The map-resolution analogy
A topographical map can be ultra-detailed (every contour at 1m) or coarse (every 10m). Walking from town A to town B, you do not need every blade of grass — you just need the path. The coarser map is 5–10× smaller and still gets you there.
Quantization is the same idea for AI weights. The full-precision values are like the ultra-detailed map. Most of that precision is not needed — the model still does the right thing if every weight is rounded to a much coarser grid.
The precision ladder
| Precision | Bits/weight | Size of 7B model | Speed (relative) | Quality loss |
|---|---|---|---|---|
| FP32 | 32 | 28 GB | 1× | none |
| FP16 / BF16 | 16 | 14 GB | 1.5× | negligible |
| INT8 | 8 | 7 GB | 2× | tiny |
| INT4 | 4 | 3.5 GB | 3–4× | small (with care) |
| INT2 | 2 | 1.75 GB | 4–5× | usually noticeable |
Modern training is mostly BF16/FP16. Modern serving is increasingly INT8 or INT4.
Two flavours
- Post-training quantization (PTQ) — take a trained FP16 model, quantize. Cheap (minutes), some quality loss.
- Quantization-aware training (QAT) — train as if weights were quantized. Higher quality at the same bits, but needs retraining.
How "lossless 4-bit" is even possible
Naive INT4 averaged across all weights destroys the model. The tricks that make 4-bit work:
- Group-wise quantization — different scale factors per small group of weights, not per layer.
- Outlier handling — keep the rare extreme values in higher precision (the famous 0.1% that cause 90% of damage).
- Calibration — pick scales using a small dataset of real activations, not just min/max of weights.
GPTQ, AWQ, and bitsandbytes are the popular implementations. Each uses a slightly different recipe.
Activation quantization is the harder half
Quantizing weights is the easy part. Quantizing activations during inference is harder because they vary per input and have wild outliers. INT8 weight + FP16 activation is a common compromise; full INT8 needs more care.
What you actually feel
- Memory — drops linearly with bits. Lets bigger models fit on smaller GPUs.
- Throughput — usually goes up because the bottleneck is memory bandwidth, not compute.
- Latency — often improves, especially for memory-bound steps like decode.
- Quality — drops mildly at INT8, modestly at INT4, sharply below.
When not to quantize
- Your eval is brittle and small drops matter (tight prod metrics).

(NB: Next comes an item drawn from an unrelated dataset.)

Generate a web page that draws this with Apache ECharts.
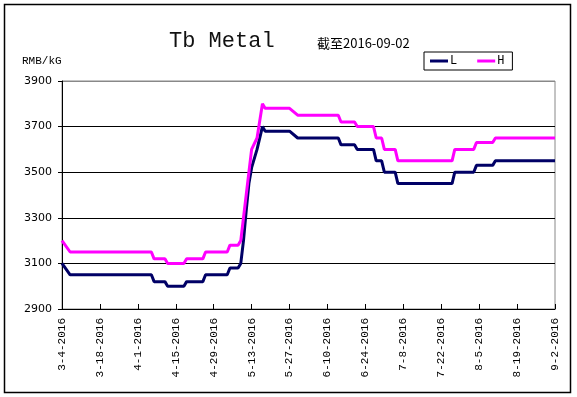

- You're below ~1B params — quantization noise hurts small models more than big ones.
- You're training, not just serving. Use mixed-precision training (BF16 + FP32 master weights) instead.
The rule of thumb
Start FP16. Try INT8 — almost always free quality. Try INT4 with AWQ or GPTQ — usually 1–3% quality loss for ~4× memory savings. Do not go to INT2 or below without strong evidence the eval still holds.